Les: So we spoke slightly ahead of time and about this in the earlier answers. I want people to obviously think, I want them to take a little bit of reflection time and step out of their situation and to weigh it all up. You know, that’s why the timeline shows the last ten years. I’m anticipating the next question, we can do it again in 2034 and then 2044, but what are we looking for when we look back? It can’t just be nostalgia, looking at haircuts and fashion. We should be trying to learn and act.

For the last ten years we have not thought about what we are doing for young people, what we are offering and each time there are moments to think about the future it seems to be dismissed. When the so-called Brexit election was happening in 2019, I knocked on doors all around here to ask what mattered to people, and why Brexit was more important to them than their children’s or grandchildren’s future. 

There was a choice between thinking about whether your child’s school could be fully funded and you could have free education for the rest of your life, or to get Brexit done, and as a nation we chose to get Brexit done. 

I don’t understand how we don’t think more seriously about the future. I just want to give people a nudge. Keeping us distracted and separated from each other is how we’ve gotten into this state. So maybe it’s about saying, look, you’re part of this. 

 

Anna: Thank you so much for taking the time to chat with me today. It’s been really lovely, and I’ve really enjoyed getting to know more about the project. The last question I have for you is, how do you envision how the aspirations of children will evolve by 2034 for Aspirations20?

 

Les: This is the thing now, by calling this one Aspirations10, I’ve clearly signed up to the next one! 

I have thought about it, but not much because I wouldn’t have thought that we would have had five chances to do something different about the future in the ten years that passed.

I truly don’t know, though, because a lot of my projects are about desires, wishes and aspirations obviously. But if you ask people, what do you want? What do you want the world to be like? People, especially young people, only want three things, which is inequality to be ended, wars to end, and they want the planet to be looked after. Nobody can argue with those. So why isn’t that how we run the world? Because it isn’t a childish view. We must look after the planet because we will not have all this in ten years. 

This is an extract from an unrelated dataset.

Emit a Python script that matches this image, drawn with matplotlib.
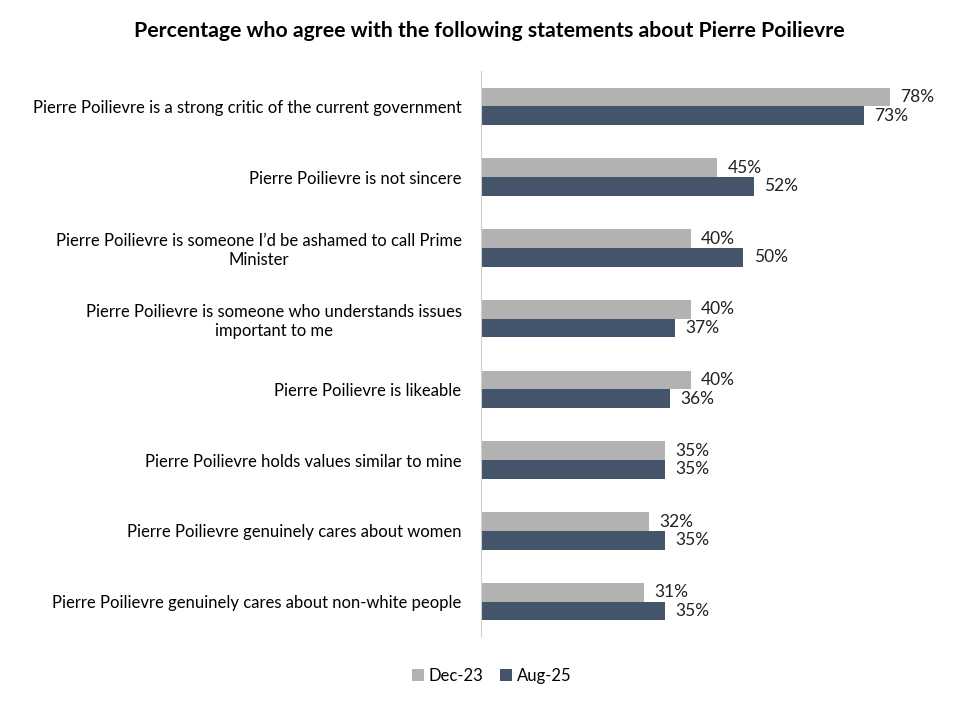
import numpy as np
import matplotlib
matplotlib.use("Agg")
from matplotlib import pyplot as plt

plt.rcParams['font.family'] = ['Lato', 'DejaVu Sans']

statements = [
    "Pierre Poilievre is a strong critic of the current government",
    "Pierre Poilievre is not sincere",
    "Pierre Poilievre is someone I\u2019d be ashamed to call Prime\nMinister",
    "Pierre Poilievre is someone who understands issues\nimportant to me",
    "Pierre Poilievre is likeable",
    "Pierre Poilievre holds values similar to mine",
    "Pierre Poilievre genuinely cares about women",
    "Pierre Poilievre genuinely cares about non-white people",
]
dec_23 = [78, 45, 40, 40, 40, 35, 32, 31]
aug_25 = [73, 52, 50, 37, 36, 35, 35, 35]
series_names = ["Dec-23", "Aug-25"]

grey = "#B2B2B2"
navy = "#44546A"

fig = plt.figure(figsize=(9.77, 7.07), dpi=100)
ax = fig.add_axes([481 / 977, 70 / 707, 472 / 977, 566 / 707])

y = np.arange(len(statements))
h = 0.265
ax.barh(y - h / 2, dec_23, height=h, color=grey, label=series_names[0])
ax.barh(y + h / 2, aug_25, height=h, color=navy, label=series_names[1])

# value labels just right of each bar
for i in range(len(statements)):
    ax.text(dec_23[i] + 2.0, y[i] - h / 2, f"{dec_23[i]}%", va="center", ha="left",
            fontsize=12.5, color="#222222")
    ax.text(aug_25[i] + 2.0, y[i] + h / 2, f"{aug_25[i]}%", va="center", ha="left",
            fontsize=12.5, color="#222222")

ax.set_xlim(0, 90)
ax.set_ylim(len(statements) - 0.5, -0.5)
ax.set_yticks(y)
ax.set_yticklabels(statements, fontsize=12, multialignment="center")
ax.tick_params(axis="y", length=0, pad=14)
ax.set_xticks([])
for s in ["top", "right", "bottom"]:
    ax.spines[s].set_visible(False)
ax.spines["left"].set_color("#D0D0D0")

fig.text(489 / 977, 1 - 31 / 707, "Percentage who agree with the following statements about Pierre Poilievre",
         ha="center", va="center", fontsize=15.3, fontweight="bold")

fig.legend(loc="center", bbox_to_anchor=(492 / 977, 1 - 676 / 707), ncol=2, frameon=False,
           fontsize=12, handlelength=0.7, handleheight=0.7, handletextpad=0.3, columnspacing=1.0)

fig.savefig("out.png", dpi=100)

Over the years of working with people in destitution, I couldn’t ask them any questions about the future because they were just surviving in the now. And my worry is that we’ll all get to that state. For example, if I went to Lebanon or Gaza or Ukraine and asked them what they wanted for the future, they would just say peace straight away. They’re not gonna say anything else, are they? 

It’s hard to imagine something better. We could start by getting rid of most of our MPs, but the tricky thing is the electorate has already been told we’ve only got this choice and it’s these guys. So, a lot of us don’t vote. I think I should end on something positive, but I can’t think of anything. I’m sorry. 

 

Anna: That’s okay. That’s how you feel and that is valid. Thank you so much for taking the time to talk about your project with me. I really appreciate it and have loved getting to hear more about the work you have done in Doncaster. 

 

The power of Monaghan’s project reminds us of the power that photography holds, particularly socially engaged photography, to humanise statistics into relatable and emotional narratives of real lived experience. By involving the people of Doncaster in the creative process of this project, Monaghan has created a shared space where diverse voices can be heard, important conversations can be sparked and shared learning and critical thinking can transform communities into active agents of change. 

However, regardless of the realities of life as a young person facing today’s cost of living crisis, there are glimmers of hope. Monaghan’s work is filled to the brim with heartwarming reflections of adults, and the responses of children sharing their dreams, with limitless imaginations, unburdened by reality. Their aspirations reflect a pure and unfiltered hope for the future, filled with dreams of becoming space explorers, artists, midwives, or even dinosaurs. The words of the children and adults featured in Monaghan’s Aspiration10 project remind us of the beauty of curiosity and give us the courage to envision a brighter, bigger world. Monaghan’s project is a gentle reminder to reconnect with our own ambitions and to foster a world where those dreams, regardless of how big or small, can become true.